Workflow validation is therefore a central part of the collaboration. Quantum kernels cannot be assessed only in isolation; performance has to be measured across classical preprocessing, quantum execution, error handling, data transfer, and classical post-processing. Benchmarking must reflect end-to-end execution rather than narrow device metrics detached from the surrounding workflow.

Control and software abstraction will also shape adoption. Application developers need tools that hide enough hardware complexity to make development practical, while still exposing the constraints that affect performance. Operators need resource management, job scheduling, authentication, monitoring, and service models that can coexist with existing HPC environments.

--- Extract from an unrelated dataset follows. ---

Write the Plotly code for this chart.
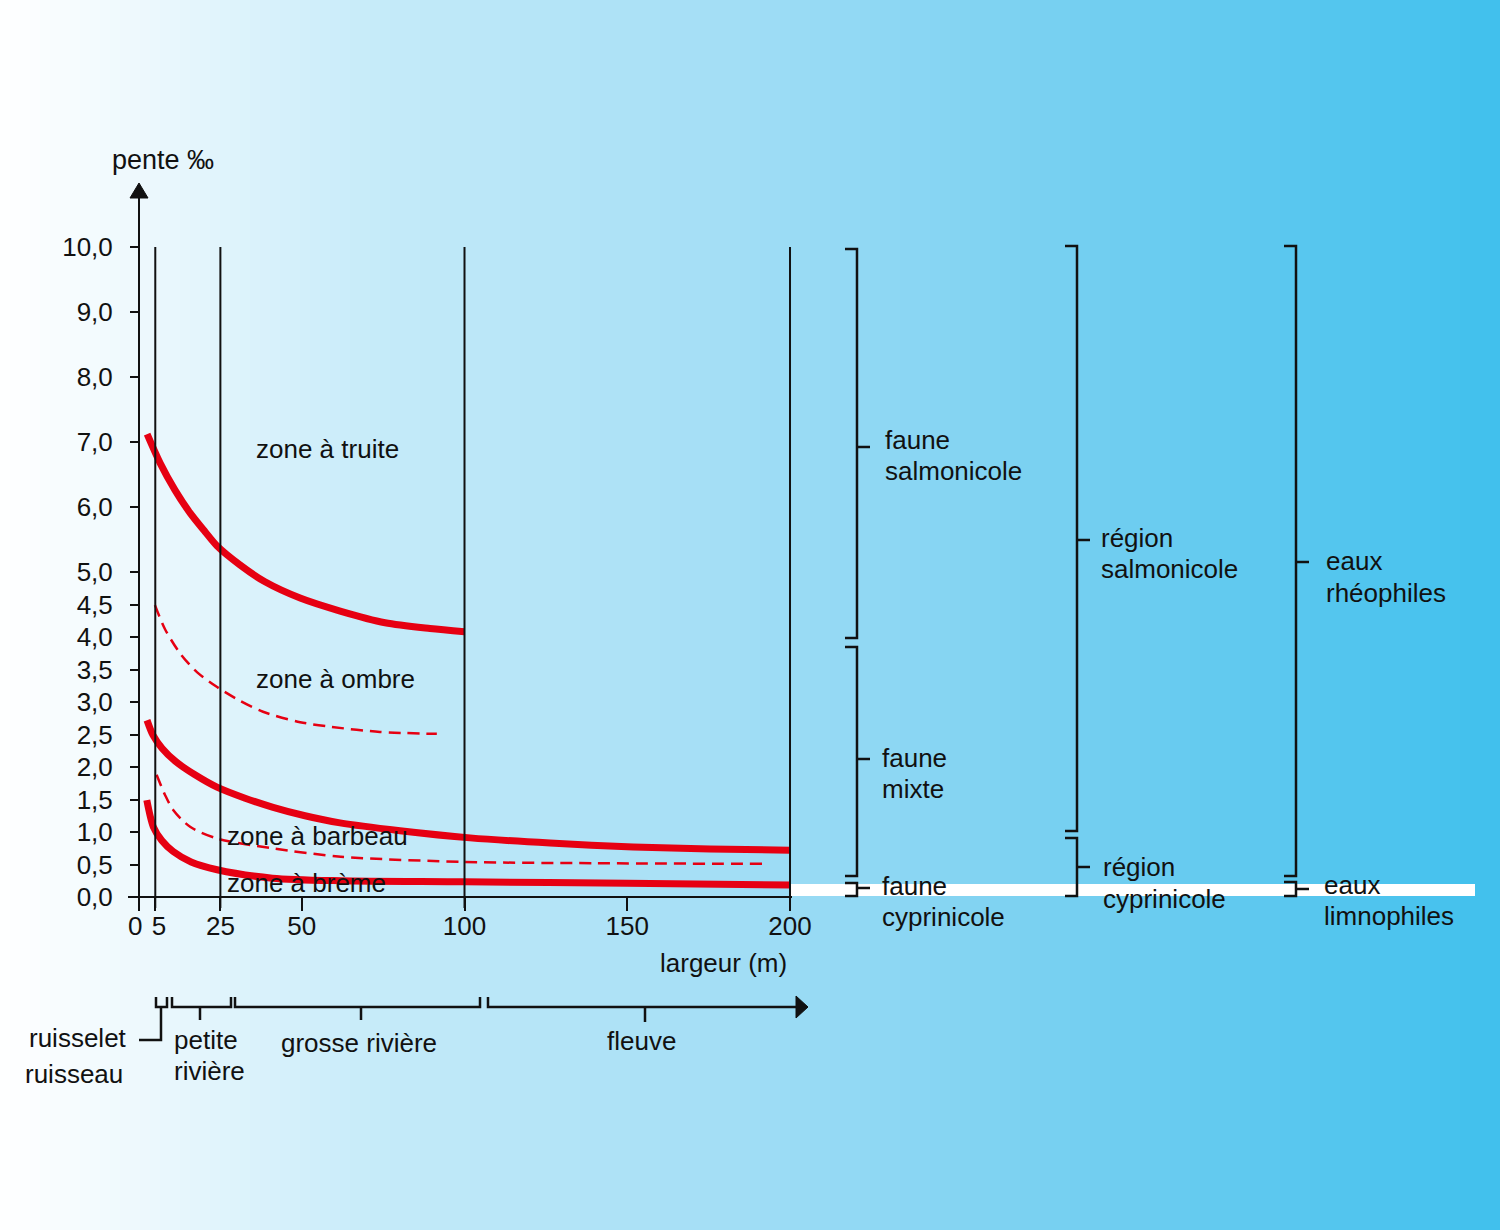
import plotly.graph_objects as go

# ---------------- data ----------------
Y_TICKS = [0, 0.5, 1, 1.5, 2, 2.5, 3, 3.5, 4, 4.5, 5, 6, 7, 8, 9, 10]
Y_TICKTEXT = ["0,0", "0,5", "1,0", "1,5", "2,0", "2,5", "3,0", "3,5", "4,0", "4,5",
              "5,0", "6,0", "7,0", "8,0", "9,0", "10,0"]
X_TICKS = [0, 5, 25, 50, 100, 150, 200]
X_TICKTEXT = ["", "\u00a05", "25", "50", "100", "150", "200"]
X_ZERO_LABEL = "0"
V_LINES = [5, 25, 100, 200]

truite_x = [2.5, 6.45, 11.06, 15.67, 20.3, 24, 31, 38.7, 49.5, 61.8, 75.6, 89.4, 100]
truite_y = [7.12, 6.68, 6.26, 5.91, 5.62, 5.4, 5.11, 4.85, 4.6, 4.4, 4.22, 4.13, 4.08]

ombre_x = [4.9, 8, 12.6, 17.8, 24, 31, 38.1, 49.5, 58.7, 74, 91.5]
ombre_y = [4.49, 4.12, 3.75, 3.46, 3.23, 3.02, 2.85, 2.69, 2.62, 2.54, 2.51]

barbeau_x = [2.46, 4.3, 7.07, 11.37, 17.2, 23.96, 32.6, 41.2, 51.0, 61.75, 80.2, 101.7,
             126.3, 151.8, 175.4, 200]
barbeau_y = [2.72, 2.49, 2.29, 2.08, 1.88, 1.69, 1.52, 1.38, 1.25, 1.14, 1.02, 0.91,
             0.83, 0.77, 0.74, 0.72]

barb_breme_x = [5.4, 8, 10.5, 15.7, 24, 41, 62, 100, 140, 193]
barb_breme_y = [1.88, 1.57, 1.34, 1.08, 0.9, 0.75, 0.62, 0.54, 0.52, 0.51]

breme_x = [2.4, 4.4, 7, 10.5, 16, 24, 41, 62, 100, 150, 200]
breme_y = [1.49, 1.08, 0.87, 0.70, 0.54, 0.42, 0.29, 0.25, 0.235, 0.21, 0.185]

ZONES = [("zone à truite", 58, 6.9), ("zone à ombre", 60.5, 3.35),
         ("zone à barbeau", 54.7, 0.94), ("zone à brème", 51.6, 0.215)]

# ---------------- helpers (pixel -> paper) ----------------
W, H = 1500, 1230
def px(x):
    return x / W
def py(y):
    return 1 - y / H

FONT = "Liberation Sans, Arial, sans-serif"
RED = "#e60012"
BLACK = "#111111"

fig = go.Figure()

def curve(xs, ys, dashed=False):
    fig.add_trace(go.Scatter(
        x=xs, y=ys, mode="lines",
        line=dict(color=RED, width=2.5 if dashed else 7, shape="spline", smoothing=0.8,
                  dash="12px,7px" if dashed else "solid"),
        hoverinfo="skip", showlegend=False))

curve(ombre_x, ombre_y, dashed=True)
curve(barb_breme_x, barb_breme_y, dashed=True)
curve(truite_x, truite_y)
curve(barbeau_x, barbeau_y)
curve(breme_x, breme_y)

shapes = []

# background gradient (horizontal)
stops = [(0.0, (255, 255, 255)), (0.1, (236, 248, 253)), (0.25, (198, 235, 249)),
         (0.5, (160, 221, 245)), (0.75, (110, 205, 240)), (1.0, (64, 192, 237))]
def grad(t):
    for (t0, c0), (t1, c1) in zip(stops[:-1], stops[1:]):
        if t <= t1:
            f = (t - t0) / (t1 - t0) if t1 > t0 else 0
            return tuple(round(a + (b - a) * f) for a, b in zip(c0, c1))
    return stops[-1][1]

N = 150
for i in range(N):
    t = (i + 0.5) / N
    r, g, b = grad(t)
    shapes.append(dict(type="rect", xref="paper", yref="paper",
                       x0=i / N, x1=(i + 1) / N + 0.001, y0=0, y1=1,
                       fillcolor=f"rgb({r},{g},{b})", line=dict(width=0), layer="below"))

# white band at the 0-level on the right
shapes.append(dict(type="rect", xref="paper", yref="paper",
                   x0=px(790), x1=px(1475), y0=py(896), y1=py(884),
                   fillcolor="white", line=dict(width=0), layer="below"))

# vertical lines in plot
for v in V_LINES:
    shapes.append(dict(type="line", xref="x", yref="y", x0=v, x1=v, y0=-0.169, y1=10,
                       line=dict(color=BLACK, width=2)))

def path(pts):
    return "M " + " L ".join(f"{px(a):.5f},{py(b):.5f}" for a, b in pts)

def add_path(pts, width=2.5, fill=None, close=False):
    p = path(pts) + (" Z" if close else "")
    d = dict(type="path", xref="paper", yref="paper", path=p,
             line=dict(color=BLACK, width=width))
    if fill:
        d["fillcolor"] = fill
        d["line"] = dict(color=BLACK, width=1)
    shapes.append(d)

# y-axis arrowhead
add_path([(139, 183), (130, 198), (148, 198)], fill=BLACK, close=True)

# right-hand brackets: (x, ytop, ybot, ymid)
def rbracket(x, yt, yb, ym):
    add_path([(x - 12, yt), (x, yt), (x, yb), (x - 12, yb)])
    add_path([(x, ym), (x + 13, ym)])

rbracket(857, 249, 638, 447)
rbracket(857, 647, 876, 759)
rbracket(857, 883, 896, 888)
rbracket(1077, 246, 831, 540)
rbracket(1077, 838, 896, 867)
rbracket(1296, 246, 876, 562)
rbracket(1296, 882, 896, 889)

# bottom brackets
def bbracket(x1, x2, xm):
    add_path([(x1, 997), (x1, 1007), (x2, 1007), (x2, 997)])
    if xm is not None:
        add_path([(xm, 1007), (xm, 1020)])

bbracket(156, 167, None)
add_path([(139, 1040), (161, 1040), (161, 1007)])
bbracket(172, 231, 200)
bbracket(235, 480, 361)
add_path([(488, 997), (488, 1007), (800, 1007)])
add_path([(645, 1007), (645, 1022)])
add_path([(796, 996), (808, 1007), (796, 1018)], fill=BLACK, close=True)

# ---------------- annotations ----------------
ann = []
def txt(s, x, y, anchor="left", size=26):
    ann.append(dict(text=s, x=px(x), y=py(y), xref="paper", yref="paper",
                    xanchor=anchor, yanchor="middle", showarrow=False,
                    font=dict(family=FONT, size=size, color=BLACK)))

for s, x, y in ZONES:
    ann.append(dict(text=s, x=x, y=y, xref="x", yref="y", xanchor="center",
                    yanchor="middle", showarrow=False,
                    font=dict(family=FONT, size=26, color=BLACK)))

txt("pente ‰", 110, 160, size=27)
txt("largeur (m)", 723, 963, "center")
txt(X_ZERO_LABEL, 135, 926, "center")

txt("faune", 883, 440); txt("salmonicole", 883, 471)
txt("faune", 880, 758); txt("mixte", 880, 789)
txt("faune", 880, 886); txt("cyprinicole", 880, 917)
txt("région", 1099, 538); txt("salmonicole", 1099, 569)
txt("région", 1101, 867); txt("cyprinicole", 1101, 899)
txt("eaux", 1324, 561); txt("rhéophiles", 1324, 593)
txt("eaux", 1322, 885); txt("limnophiles", 1322, 916)

txt("ruisselet", 129, 1038, "right")
txt("ruisseau", 125, 1074, "right")
txt("petite", 172, 1040)
txt("rivière", 172, 1071)
txt("grosse rivière", 359, 1043, "center")
txt("fleuve", 641, 1041, "center")

fig.update_layout(
    width=W, height=H,
    margin=dict(l=0, r=0, t=0, b=0),
    paper_bgcolor="white",
    plot_bgcolor="rgba(0,0,0,0)",
    showlegend=False,
    shapes=shapes,
    annotations=ann,
    xaxis=dict(domain=[px(128), px(792)], range=[-3.38, 200.61], anchor="free",
               position=py(897), showline=True, linecolor=BLACK, linewidth=2,
               tickmode="array", tickvals=X_TICKS, ticktext=X_TICKTEXT, tickangle=0,
               ticks="outside", ticklen=13, tickwidth=2, tickcolor=BLACK,
               ticklabelstandoff=-7,
               showgrid=False, zeroline=False, automargin=False, fixedrange=True,
               tickfont=dict(family=FONT, size=26, color=BLACK)),
    yaxis=dict(domain=[py(908), py(188)], range=[-0.169, 10.908], anchor="free",
               position=px(139), showline=True, linecolor=BLACK, linewidth=2,
               tickmode="array", tickvals=Y_TICKS, ticktext=Y_TICKTEXT,
               ticks="outside", ticklen=8, tickwidth=2, tickcolor=BLACK,
               ticklabelstandoff=12,
               showgrid=False, zeroline=False, automargin=False, fixedrange=True,
               tickfont=dict(family=FONT, size=26, color=BLACK)),
)

fig.write_html("out.html", config={"displayModeBar": False},
               post_script="document.body.style.margin='0';document.body.style.overflow='hidden';")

The convergence with AI infrastructure adds another layer of complexity. Many organisations are already redesigning compute facilities around dense accelerators, high-throughput networking, power constraints, and data movement. Quantum resources will need to sit inside those environments without creating bespoke operational islands for every provider and platform.

Technical barriers remain substantial, including error correction, device scale, hardware availability, software maturity, and cost. The collaboration does not remove those limits, but it addresses a practical engineering question that will become more pressing as quantum machines improve: how they are made usable inside real compute operations.

Quantum systems that behave as schedulable, integrated resources will be easier to adopt than machines requiring specialist one-off access models. Quantinuum and HPE are therefore working on the layer that sits between experimental progress and operational deployment, where architectures, workflows, and interfaces decide whether quantum computing can become part of mainstream high-performance infrastructure.